Supplied material
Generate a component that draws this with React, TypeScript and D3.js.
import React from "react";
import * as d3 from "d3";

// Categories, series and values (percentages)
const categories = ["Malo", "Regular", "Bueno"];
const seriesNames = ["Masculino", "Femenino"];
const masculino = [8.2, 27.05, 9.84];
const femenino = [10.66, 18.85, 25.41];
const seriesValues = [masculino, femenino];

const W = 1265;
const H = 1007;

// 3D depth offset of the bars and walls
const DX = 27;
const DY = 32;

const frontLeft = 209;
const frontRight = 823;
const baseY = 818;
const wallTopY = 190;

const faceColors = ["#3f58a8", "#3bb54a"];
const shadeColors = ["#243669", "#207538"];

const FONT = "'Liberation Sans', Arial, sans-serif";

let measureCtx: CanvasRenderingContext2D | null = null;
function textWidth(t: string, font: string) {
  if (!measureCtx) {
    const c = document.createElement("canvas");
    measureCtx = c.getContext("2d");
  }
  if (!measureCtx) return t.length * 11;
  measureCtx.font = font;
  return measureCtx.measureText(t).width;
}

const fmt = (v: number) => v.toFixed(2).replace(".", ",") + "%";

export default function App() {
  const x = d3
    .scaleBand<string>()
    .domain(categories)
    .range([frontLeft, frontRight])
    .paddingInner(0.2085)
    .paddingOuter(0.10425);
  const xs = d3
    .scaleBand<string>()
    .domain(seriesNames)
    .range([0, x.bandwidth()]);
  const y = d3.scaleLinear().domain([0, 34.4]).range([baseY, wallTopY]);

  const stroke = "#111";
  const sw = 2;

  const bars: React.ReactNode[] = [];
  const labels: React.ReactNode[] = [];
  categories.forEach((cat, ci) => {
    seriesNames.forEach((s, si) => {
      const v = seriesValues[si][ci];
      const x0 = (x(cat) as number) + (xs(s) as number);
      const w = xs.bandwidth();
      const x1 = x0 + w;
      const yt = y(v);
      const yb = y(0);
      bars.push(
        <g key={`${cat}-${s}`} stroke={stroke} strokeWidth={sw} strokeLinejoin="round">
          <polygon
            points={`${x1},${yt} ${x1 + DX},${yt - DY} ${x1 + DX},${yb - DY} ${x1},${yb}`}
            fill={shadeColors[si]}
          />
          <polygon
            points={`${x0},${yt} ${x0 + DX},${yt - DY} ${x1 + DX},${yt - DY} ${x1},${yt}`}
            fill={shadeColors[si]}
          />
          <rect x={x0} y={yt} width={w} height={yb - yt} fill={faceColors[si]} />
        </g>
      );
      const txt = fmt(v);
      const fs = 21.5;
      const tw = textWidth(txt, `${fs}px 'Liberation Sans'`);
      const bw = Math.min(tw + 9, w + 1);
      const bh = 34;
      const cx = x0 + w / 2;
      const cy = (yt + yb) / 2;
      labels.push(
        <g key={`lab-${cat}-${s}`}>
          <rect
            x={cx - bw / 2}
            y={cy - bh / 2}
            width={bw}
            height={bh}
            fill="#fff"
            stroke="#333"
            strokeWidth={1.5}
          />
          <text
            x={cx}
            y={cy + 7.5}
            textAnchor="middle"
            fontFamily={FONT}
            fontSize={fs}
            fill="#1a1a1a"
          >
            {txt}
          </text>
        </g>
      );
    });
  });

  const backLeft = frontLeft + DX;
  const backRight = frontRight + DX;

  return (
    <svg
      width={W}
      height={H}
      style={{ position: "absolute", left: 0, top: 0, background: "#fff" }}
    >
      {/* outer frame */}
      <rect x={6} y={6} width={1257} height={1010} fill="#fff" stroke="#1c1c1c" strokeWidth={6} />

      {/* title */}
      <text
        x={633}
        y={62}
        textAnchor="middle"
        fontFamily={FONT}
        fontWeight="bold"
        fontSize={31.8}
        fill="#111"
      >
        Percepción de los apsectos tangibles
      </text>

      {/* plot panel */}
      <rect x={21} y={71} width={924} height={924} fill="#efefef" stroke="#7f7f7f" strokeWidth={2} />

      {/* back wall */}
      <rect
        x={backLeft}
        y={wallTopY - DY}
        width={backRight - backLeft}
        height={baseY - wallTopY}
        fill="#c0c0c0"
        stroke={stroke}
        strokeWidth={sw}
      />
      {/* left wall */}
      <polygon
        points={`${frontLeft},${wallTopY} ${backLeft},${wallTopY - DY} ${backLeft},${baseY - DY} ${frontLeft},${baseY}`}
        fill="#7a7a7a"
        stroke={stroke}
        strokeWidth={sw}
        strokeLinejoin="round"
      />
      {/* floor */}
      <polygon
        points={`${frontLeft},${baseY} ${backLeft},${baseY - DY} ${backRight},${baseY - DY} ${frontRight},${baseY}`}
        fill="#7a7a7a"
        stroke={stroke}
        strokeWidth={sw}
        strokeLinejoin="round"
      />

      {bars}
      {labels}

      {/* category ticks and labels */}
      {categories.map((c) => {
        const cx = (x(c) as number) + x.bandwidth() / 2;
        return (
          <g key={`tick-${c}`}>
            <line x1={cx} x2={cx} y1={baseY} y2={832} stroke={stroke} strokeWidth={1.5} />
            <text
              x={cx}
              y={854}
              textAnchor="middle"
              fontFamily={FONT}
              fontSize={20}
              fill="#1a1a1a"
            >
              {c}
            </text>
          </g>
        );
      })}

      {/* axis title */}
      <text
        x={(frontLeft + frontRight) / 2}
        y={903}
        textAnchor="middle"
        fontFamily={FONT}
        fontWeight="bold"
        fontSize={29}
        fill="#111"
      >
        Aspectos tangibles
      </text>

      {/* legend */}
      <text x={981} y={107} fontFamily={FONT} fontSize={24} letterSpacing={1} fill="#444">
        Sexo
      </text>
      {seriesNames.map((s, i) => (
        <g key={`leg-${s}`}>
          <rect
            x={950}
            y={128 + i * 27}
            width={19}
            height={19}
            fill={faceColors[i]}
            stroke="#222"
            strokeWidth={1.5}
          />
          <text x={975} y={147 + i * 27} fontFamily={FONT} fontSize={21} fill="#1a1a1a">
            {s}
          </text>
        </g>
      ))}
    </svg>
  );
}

What the task requires
Return exactly the opening lines of the listing above, ending with the line that has "const sw = 2;".

Exercise result
Generate a component that draws this with React, TypeScript and D3.js.
import React from "react";
import * as d3 from "d3";

// Categories, series and values (percentages)
const categories = ["Malo", "Regular", "Bueno"];
const seriesNames = ["Masculino", "Femenino"];
const masculino = [8.2, 27.05, 9.84];
const femenino = [10.66, 18.85, 25.41];
const seriesValues = [masculino, femenino];

const W = 1265;
const H = 1007;

// 3D depth offset of the bars and walls
const DX = 27;
const DY = 32;

const frontLeft = 209;
const frontRight = 823;
const baseY = 818;
const wallTopY = 190;

const faceColors = ["#3f58a8", "#3bb54a"];
const shadeColors = ["#243669", "#207538"];

const FONT = "'Liberation Sans', Arial, sans-serif";

let measureCtx: CanvasRenderingContext2D | null = null;
function textWidth(t: string, font: string) {
  if (!measureCtx) {
    const c = document.createElement("canvas");
    measureCtx = c.getContext("2d");
  }
  if (!measureCtx) return t.length * 11;
  measureCtx.font = font;
  return measureCtx.measureText(t).width;
}

const fmt = (v: number) => v.toFixed(2).replace(".", ",") + "%";

export default function App() {
  const x = d3
    .scaleBand<string>()
    .domain(categories)
    .range([frontLeft, frontRight])
    .paddingInner(0.2085)
    .paddingOuter(0.10425);
  const xs = d3
    .scaleBand<string>()
    .domain(seriesNames)
    .range([0, x.bandwidth()]);
  const y = d3.scaleLinear().domain([0, 34.4]).range([baseY, wallTopY]);

  const stroke = "#111";
  const sw = 2;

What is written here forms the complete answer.